**Directions for this task**:
Copy exactly, and only, the lines below from the first through the one containing "d_dsfd10 = [0.114, 0.167, 0.203, 0.245, 0.317]", both included; pictures are omitted.

**Stored data**:

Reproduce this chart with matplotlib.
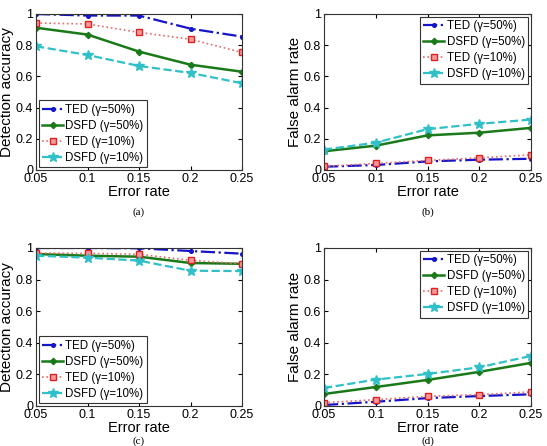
import matplotlib
matplotlib.use("Agg")
import matplotlib.pyplot as plt

plt.rcParams['font.family'] = ['Liberation Sans', 'DejaVu Sans']

error_rate = [0.05, 0.1, 0.15, 0.2, 0.25]
xticklabels = ["0.05", "0.1", "0.15", "0.2", "0.25"]
yticks = [0, 0.2, 0.4, 0.6, 0.8, 1.0]
yticklabels = ["0", "0.2", "0.4", "0.6", "0.8", "1"]
series_names = ["TED (γ=50%)", "DSFD (γ=50%)", "TED (γ=10%)", "DSFD (γ=10%)"]

# (a) detection accuracy
a_ted50 = [1.0, 0.99, 0.99, 0.906, 0.855]
a_dsfd50 = [0.912, 0.868, 0.759, 0.675, 0.63]
a_ted10 = [0.942, 0.936, 0.882, 0.838, 0.754]
a_dsfd10 = [0.793, 0.737, 0.667, 0.622, 0.556]
# (b) false alarm rate
b_ted50 = [0.021, 0.032, 0.055, 0.066, 0.072]
b_dsfd50 = [0.12, 0.156, 0.222, 0.239, 0.27]
b_ted10 = [0.023, 0.042, 0.061, 0.078, 0.097]
b_dsfd10 = [0.131, 0.175, 0.262, 0.296, 0.323]
# (c) detection accuracy
c_ted50 = [1.0, 1.0, 0.998, 0.981, 0.964]
c_dsfd50 = [0.962, 0.951, 0.945, 0.905, 0.9]
c_ted10 = [0.968, 0.966, 0.96, 0.922, 0.9]
c_dsfd10 = [0.951, 0.939, 0.92, 0.856, 0.854]
# (d) false alarm rate
d_ted50 = [0.006, 0.027, 0.05, 0.063, 0.074]
d_dsfd50 = [0.076, 0.12, 0.165, 0.216, 0.273]
d_ted10 = [0.021, 0.04, 0.061, 0.072, 0.089]
d_dsfd10 = [0.114, 0.167, 0.203, 0.245, 0.317]

panels = [
    ("(a)", "Detection accuracy", [a_ted50, a_dsfd50, a_ted10, a_dsfd10], "lower left"),
    ("(b)", "False alarm rate", [b_ted50, b_dsfd50, b_ted10, b_dsfd10], "upper right"),
    ("(c)", "Detection accuracy", [c_ted50, c_dsfd50, c_ted10, c_dsfd10], "lower left"),
    ("(d)", "False alarm rate", [d_ted50, d_dsfd50, d_ted10, d_dsfd10], "upper right"),
]

styles = [
    dict(color='#1414c8', linestyle='-.', marker='o', markersize=2.6, markerfacecolor='#1414c8', linewidth=1.6),
    dict(color='#1a7a1a', linestyle='-', marker='D', markersize=3.2, markerfacecolor='#1a7a1a', linewidth=1.8),
    dict(color='#e86a6a', linestyle=':', marker='s', markersize=4.5, markerfacecolor='#f39a9a', markeredgecolor='#e02020', linewidth=1.2),
    dict(color='#30c0c8', linestyle='--', marker='*', markersize=7, markerfacecolor='#30c0c8', linewidth=1.6),
]

W, H = 547, 446
fig = plt.figure(figsize=(W / 100, H / 100), dpi=100)

boxes = [
    (36, 14, 242, 170),
    (324, 14, 531, 170),
    (36, 248, 242, 406),
    (324, 248, 531, 406),
]
captions_y = [212, 212, 441, 441]

for (cap, ylab, data, loc), (x0, y0, x1, y1), cy in zip(panels, boxes, captions_y):
    ax = fig.add_axes([x0 / W, 1 - y1 / H, (x1 - x0) / W, (y1 - y0) / H])
    for vals, name, st in zip(data, series_names, styles):
        ax.plot(error_rate, vals, label=name, **st)
    ax.set_xlim(0.05, 0.25)
    ax.set_ylim(0, 1)
    ax.set_xticks(error_rate)
    ax.set_xticklabels(xticklabels)
    ax.set_yticks(yticks)
    ax.set_yticklabels(yticklabels)
    ax.tick_params(direction='in', top=True, right=True, labelsize=9, length=3, pad=2)
    for sp in ax.spines.values():
        sp.set_linewidth(0.8)
        sp.set_color('#333333')
    ax.set_xlabel("Error rate", fontsize=10.5, labelpad=0)
    ax.set_ylabel(ylab, fontsize=11, labelpad=1)
    leg = ax.legend(loc=loc, fontsize=8.3, frameon=True, fancybox=False, handlelength=1.8,
                    handletextpad=0.2, borderpad=0.3, labelspacing=0.35, borderaxespad=0.25,
                    edgecolor='#333333', framealpha=1)
    leg.get_frame().set_linewidth(0.8)
    fig.text(((x0 + x1) / 2) / W, 1 - cy / H, cap, ha='center', va='center', fontsize=8,
             family=['Liberation Serif', 'DejaVu Serif'])

fig.savefig("out.png", dpi=100)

**Expected answer**:
Reproduce this chart with matplotlib.
import matplotlib
matplotlib.use("Agg")
import matplotlib.pyplot as plt

plt.rcParams['font.family'] = ['Liberation Sans', 'DejaVu Sans']

error_rate = [0.05, 0.1, 0.15, 0.2, 0.25]
xticklabels = ["0.05", "0.1", "0.15", "0.2", "0.25"]
yticks = [0, 0.2, 0.4, 0.6, 0.8, 1.0]
yticklabels = ["0", "0.2", "0.4", "0.6", "0.8", "1"]
series_names = ["TED (γ=50%)", "DSFD (γ=50%)", "TED (γ=10%)", "DSFD (γ=10%)"]

# (a) detection accuracy
a_ted50 = [1.0, 0.99, 0.99, 0.906, 0.855]
a_dsfd50 = [0.912, 0.868, 0.759, 0.675, 0.63]
a_ted10 = [0.942, 0.936, 0.882, 0.838, 0.754]
a_dsfd10 = [0.793, 0.737, 0.667, 0.622, 0.556]
# (b) false alarm rate
b_ted50 = [0.021, 0.032, 0.055, 0.066, 0.072]
b_dsfd50 = [0.12, 0.156, 0.222, 0.239, 0.27]
b_ted10 = [0.023, 0.042, 0.061, 0.078, 0.097]
b_dsfd10 = [0.131, 0.175, 0.262, 0.296, 0.323]
# (c) detection accuracy
c_ted50 = [1.0, 1.0, 0.998, 0.981, 0.964]
c_dsfd50 = [0.962, 0.951, 0.945, 0.905, 0.9]
c_ted10 = [0.968, 0.966, 0.96, 0.922, 0.9]
c_dsfd10 = [0.951, 0.939, 0.92, 0.856, 0.854]
# (d) false alarm rate
d_ted50 = [0.006, 0.027, 0.05, 0.063, 0.074]
d_dsfd50 = [0.076, 0.12, 0.165, 0.216, 0.273]
d_ted10 = [0.021, 0.04, 0.061, 0.072, 0.089]
d_dsfd10 = [0.114, 0.167, 0.203, 0.245, 0.317]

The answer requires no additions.